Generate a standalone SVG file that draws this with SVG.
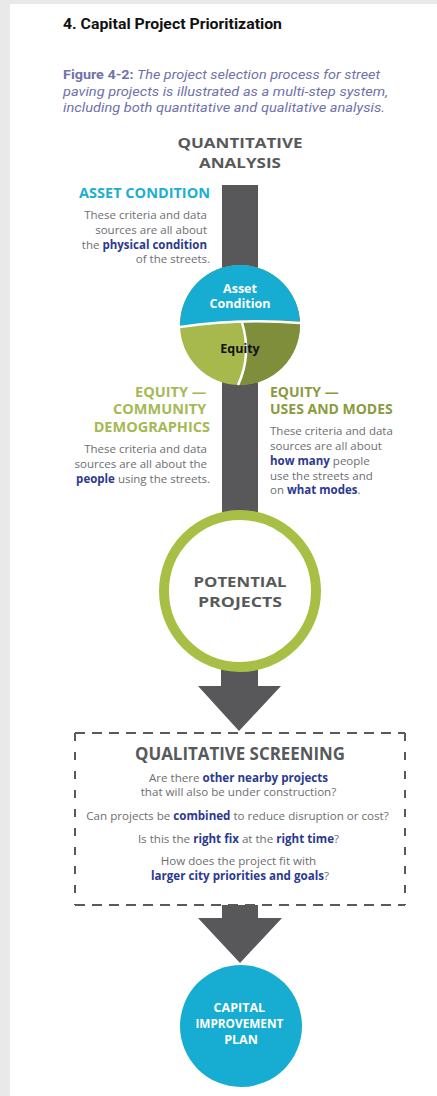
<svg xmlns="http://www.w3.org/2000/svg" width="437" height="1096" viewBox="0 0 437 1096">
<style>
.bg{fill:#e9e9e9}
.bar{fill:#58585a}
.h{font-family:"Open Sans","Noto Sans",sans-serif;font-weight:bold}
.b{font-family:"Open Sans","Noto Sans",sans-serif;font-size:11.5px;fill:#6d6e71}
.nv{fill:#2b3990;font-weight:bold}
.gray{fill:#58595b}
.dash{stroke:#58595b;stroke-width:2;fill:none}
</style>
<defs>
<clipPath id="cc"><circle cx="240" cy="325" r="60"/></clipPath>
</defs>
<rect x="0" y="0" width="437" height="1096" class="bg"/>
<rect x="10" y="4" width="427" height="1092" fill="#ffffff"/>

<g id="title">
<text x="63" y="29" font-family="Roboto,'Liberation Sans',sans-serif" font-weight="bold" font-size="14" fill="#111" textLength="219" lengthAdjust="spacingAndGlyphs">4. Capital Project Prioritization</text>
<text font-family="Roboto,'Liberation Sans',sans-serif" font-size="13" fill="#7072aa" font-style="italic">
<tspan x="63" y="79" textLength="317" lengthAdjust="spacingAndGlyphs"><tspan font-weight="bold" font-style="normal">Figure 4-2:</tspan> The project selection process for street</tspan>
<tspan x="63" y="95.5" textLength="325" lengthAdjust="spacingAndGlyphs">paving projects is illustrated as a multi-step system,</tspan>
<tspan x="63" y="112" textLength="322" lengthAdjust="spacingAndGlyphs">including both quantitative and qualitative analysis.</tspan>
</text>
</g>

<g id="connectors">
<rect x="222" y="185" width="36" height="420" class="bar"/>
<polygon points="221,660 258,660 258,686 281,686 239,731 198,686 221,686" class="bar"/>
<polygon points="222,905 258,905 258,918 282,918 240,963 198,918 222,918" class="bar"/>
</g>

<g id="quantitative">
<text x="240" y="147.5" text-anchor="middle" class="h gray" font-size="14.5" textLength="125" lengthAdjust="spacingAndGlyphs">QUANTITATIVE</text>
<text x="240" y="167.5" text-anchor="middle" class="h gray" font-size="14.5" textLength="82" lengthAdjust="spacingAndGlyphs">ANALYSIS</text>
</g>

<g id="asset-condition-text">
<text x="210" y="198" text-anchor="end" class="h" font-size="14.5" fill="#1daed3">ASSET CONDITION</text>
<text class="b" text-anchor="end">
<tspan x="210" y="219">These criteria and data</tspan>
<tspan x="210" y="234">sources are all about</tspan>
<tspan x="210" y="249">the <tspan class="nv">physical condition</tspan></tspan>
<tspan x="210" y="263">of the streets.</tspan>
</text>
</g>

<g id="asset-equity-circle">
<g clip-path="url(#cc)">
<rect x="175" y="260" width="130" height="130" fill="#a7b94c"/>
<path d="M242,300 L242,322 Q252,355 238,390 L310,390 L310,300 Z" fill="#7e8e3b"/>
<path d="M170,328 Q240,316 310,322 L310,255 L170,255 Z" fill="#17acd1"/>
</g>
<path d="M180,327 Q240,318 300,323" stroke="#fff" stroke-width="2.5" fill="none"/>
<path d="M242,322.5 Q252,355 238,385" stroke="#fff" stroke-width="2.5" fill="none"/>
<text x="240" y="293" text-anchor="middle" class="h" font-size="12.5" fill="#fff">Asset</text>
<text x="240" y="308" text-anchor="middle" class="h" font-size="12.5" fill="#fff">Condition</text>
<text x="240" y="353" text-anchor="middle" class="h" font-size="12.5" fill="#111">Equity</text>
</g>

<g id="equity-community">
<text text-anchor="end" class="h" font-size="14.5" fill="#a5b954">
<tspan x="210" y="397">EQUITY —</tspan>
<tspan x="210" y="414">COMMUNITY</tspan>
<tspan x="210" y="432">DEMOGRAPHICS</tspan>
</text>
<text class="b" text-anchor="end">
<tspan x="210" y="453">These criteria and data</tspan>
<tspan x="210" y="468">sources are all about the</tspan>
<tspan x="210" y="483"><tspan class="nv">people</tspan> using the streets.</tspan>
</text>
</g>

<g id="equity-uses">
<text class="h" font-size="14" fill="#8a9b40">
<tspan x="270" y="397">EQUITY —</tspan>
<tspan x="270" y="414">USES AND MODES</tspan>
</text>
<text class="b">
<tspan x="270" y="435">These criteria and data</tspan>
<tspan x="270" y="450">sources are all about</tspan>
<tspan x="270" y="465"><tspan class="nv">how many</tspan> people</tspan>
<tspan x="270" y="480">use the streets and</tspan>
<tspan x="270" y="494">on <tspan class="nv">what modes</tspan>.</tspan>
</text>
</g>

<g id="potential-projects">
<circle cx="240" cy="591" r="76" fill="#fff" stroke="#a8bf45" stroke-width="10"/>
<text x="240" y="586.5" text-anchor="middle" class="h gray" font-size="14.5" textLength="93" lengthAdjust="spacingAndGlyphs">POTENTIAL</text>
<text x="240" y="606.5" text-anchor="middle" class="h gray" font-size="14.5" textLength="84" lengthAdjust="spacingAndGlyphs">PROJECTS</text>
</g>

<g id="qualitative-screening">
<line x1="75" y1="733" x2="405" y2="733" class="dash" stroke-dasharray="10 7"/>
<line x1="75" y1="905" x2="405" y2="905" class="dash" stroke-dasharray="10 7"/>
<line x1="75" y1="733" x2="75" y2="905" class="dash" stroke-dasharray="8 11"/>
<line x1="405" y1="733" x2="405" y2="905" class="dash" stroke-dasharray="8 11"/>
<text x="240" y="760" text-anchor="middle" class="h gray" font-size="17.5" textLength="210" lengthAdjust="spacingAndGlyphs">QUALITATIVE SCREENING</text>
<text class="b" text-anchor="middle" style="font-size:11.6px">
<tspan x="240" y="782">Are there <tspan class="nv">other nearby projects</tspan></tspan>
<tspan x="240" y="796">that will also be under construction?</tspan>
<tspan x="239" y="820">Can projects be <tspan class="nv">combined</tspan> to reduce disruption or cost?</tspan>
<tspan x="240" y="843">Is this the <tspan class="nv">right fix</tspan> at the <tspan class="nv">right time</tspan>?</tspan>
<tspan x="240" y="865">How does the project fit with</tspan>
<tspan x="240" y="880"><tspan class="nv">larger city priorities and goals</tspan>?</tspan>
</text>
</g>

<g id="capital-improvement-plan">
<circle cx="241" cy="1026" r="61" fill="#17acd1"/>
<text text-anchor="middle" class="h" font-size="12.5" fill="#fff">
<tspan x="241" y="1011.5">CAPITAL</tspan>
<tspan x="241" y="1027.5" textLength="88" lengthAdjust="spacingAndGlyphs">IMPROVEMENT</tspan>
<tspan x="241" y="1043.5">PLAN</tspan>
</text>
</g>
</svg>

> [Exercise requirements] Leave out the pictures and transcribe everything else exactly.

> [Reply]
Generate a standalone SVG file that draws this with SVG.
<svg xmlns="http://www.w3.org/2000/svg" width="437" height="1096" viewBox="0 0 437 1096">
<style>
.bg{fill:#e9e9e9}
.bar{fill:#58585a}
.h{font-family:"Open Sans","Noto Sans",sans-serif;font-weight:bold}
.b{font-family:"Open Sans","Noto Sans",sans-serif;font-size:11.5px;fill:#6d6e71}
.nv{fill:#2b3990;font-weight:bold}
.gray{fill:#58595b}
.dash{stroke:#58595b;stroke-width:2;fill:none}
</style>
<defs>
<clipPath id="cc"><circle cx="240" cy="325" r="60"/></clipPath>
</defs>
<rect x="0" y="0" width="437" height="1096" class="bg"/>
<rect x="10" y="4" width="427" height="1092" fill="#ffffff"/>

<g id="title">
<text x="63" y="29" font-family="Roboto,'Liberation Sans',sans-serif" font-weight="bold" font-size="14" fill="#111" textLength="219" lengthAdjust="spacingAndGlyphs">4. Capital Project Prioritization</text>
<text font-family="Roboto,'Liberation Sans',sans-serif" font-size="13" fill="#7072aa" font-style="italic">
<tspan x="63" y="79" textLength="317" lengthAdjust="spacingAndGlyphs"><tspan font-weight="bold" font-style="normal">Figure 4-2:</tspan> The project selection process for street</tspan>
<tspan x="63" y="95.5" textLength="325" lengthAdjust="spacingAndGlyphs">paving projects is illustrated as a multi-step system,</tspan>
<tspan x="63" y="112" textLength="322" lengthAdjust="spacingAndGlyphs">including both quantitative and qualitative analysis.</tspan>
</text>
</g>

<g id="connectors">
<rect x="222" y="185" width="36" height="420" class="bar"/>
<polygon points="221,660 258,660 258,686 281,686 239,731 198,686 221,686" class="bar"/>
<polygon points="222,905 258,905 258,918 282,918 240,963 198,918 222,918" class="bar"/>
</g>

<g id="quantitative">
<text x="240" y="147.5" text-anchor="middle" class="h gray" font-size="14.5" textLength="125" lengthAdjust="spacingAndGlyphs">QUANTITATIVE</text>
<text x="240" y="167.5" text-anchor="middle" class="h gray" font-size="14.5" textLength="82" lengthAdjust="spacingAndGlyphs">ANALYSIS</text>
</g>

<g id="asset-condition-text">
<text x="210" y="198" text-anchor="end" class="h" font-size="14.5" fill="#1daed3">ASSET CONDITION</text>
<text class="b" text-anchor="end">
<tspan x="210" y="219">These criteria and data</tspan>
<tspan x="210" y="234">sources are all about</tspan>
<tspan x="210" y="249">the <tspan class="nv">physical condition</tspan></tspan>
<tspan x="210" y="263">of the streets.</tspan>
</text>
</g>

<g id="asset-equity-circle">
<g clip-path="url(#cc)">
<rect x="175" y="260" width="130" height="130" fill="#a7b94c"/>
<path d="M242,300 L242,322 Q252,355 238,390 L310,390 L310,300 Z" fill="#7e8e3b"/>
<path d="M170,328 Q240,316 310,322 L310,255 L170,255 Z" fill="#17acd1"/>
</g>
<path d="M180,327 Q240,318 300,323" stroke="#fff" stroke-width="2.5" fill="none"/>
<path d="M242,322.5 Q252,355 238,385" stroke="#fff" stroke-width="2.5" fill="none"/>
<text x="240" y="293" text-anchor="middle" class="h" font-size="12.5" fill="#fff">Asset</text>
<text x="240" y="308" text-anchor="middle" class="h" font-size="12.5" fill="#fff">Condition</text>
<text x="240" y="353" text-anchor="middle" class="h" font-size="12.5" fill="#111">Equity</text>
</g>

<g id="equity-community">
<text text-anchor="end" class="h" font-size="14.5" fill="#a5b954">
<tspan x="210" y="397">EQUITY —</tspan>
<tspan x="210" y="414">COMMUNITY</tspan>
<tspan x="210" y="432">DEMOGRAPHICS</tspan>
</text>
<text class="b" text-anchor="end">
<tspan x="210" y="453">These criteria and data</tspan>
<tspan x="210" y="468">sources are all about the</tspan>
<tspan x="210" y="483"><tspan class="nv">people</tspan> using the streets.</tspan>
</text>
</g>

<g id="equity-uses">
<text class="h" font-size="14" fill="#8a9b40">
<tspan x="270" y="397">EQUITY —</tspan>
<tspan x="270" y="414">USES AND MODES</tspan>
</text>
<text class="b">
<tspan x="270" y="435">These criteria and data</tspan>
<tspan x="270" y="450">sources are all about</tspan>
<tspan x="270" y="465"><tspan class="nv">how many</tspan> people</tspan>
<tspan x="270" y="480">use the streets and</tspan>
<tspan x="270" y="494">on <tspan class="nv">what modes</tspan>.</tspan>
</text>
</g>

<g id="potential-projects">
<circle cx="240" cy="591" r="76" fill="#fff" stroke="#a8bf45" stroke-width="10"/>
<text x="240" y="586.5" text-anchor="middle" class="h gray" font-size="14.5" textLength="93" lengthAdjust="spacingAndGlyphs">POTENTIAL</text>
<text x="240" y="606.5" text-anchor="middle" class="h gray" font-size="14.5" textLength="84" lengthAdjust="spacingAndGlyphs">PROJECTS</text>
</g>

<g id="qualitative-screening">
<line x1="75" y1="733" x2="405" y2="733" class="dash" stroke-dasharray="10 7"/>
<line x1="75" y1="905" x2="405" y2="905" class="dash" stroke-dasharray="10 7"/>
<line x1="75" y1="733" x2="75" y2="905" class="dash" stroke-dasharray="8 11"/>
<line x1="405" y1="733" x2="405" y2="905" class="dash" stroke-dasharray="8 11"/>
<text x="240" y="760" text-anchor="middle" class="h gray" font-size="17.5" textLength="210" lengthAdjust="spacingAndGlyphs">QUALITATIVE SCREENING</text>
<text class="b" text-anchor="middle" style="font-size:11.6px">
<tspan x="240" y="782">Are there <tspan class="nv">other nearby projects</tspan></tspan>
<tspan x="240" y="796">that will also be under construction?</tspan>
<tspan x="239" y="820">Can projects be <tspan class="nv">combined</tspan> to reduce disruption or cost?</tspan>
<tspan x="240" y="843">Is this the <tspan class="nv">right fix</tspan> at the <tspan class="nv">right time</tspan>?</tspan>
<tspan x="240" y="865">How does the project fit with</tspan>
<tspan x="240" y="880"><tspan class="nv">larger city priorities and goals</tspan>?</tspan>
</text>
</g>

<g id="capital-improvement-plan">
<circle cx="241" cy="1026" r="61" fill="#17acd1"/>
<text text-anchor="middle" class="h" font-size="12.5" fill="#fff">
<tspan x="241" y="1011.5">CAPITAL</tspan>
<tspan x="241" y="1027.5" textLength="88" lengthAdjust="spacingAndGlyphs">IMPROVEMENT</tspan>
<tspan x="241" y="1043.5">PLAN</tspan>
</text>
</g>
</svg>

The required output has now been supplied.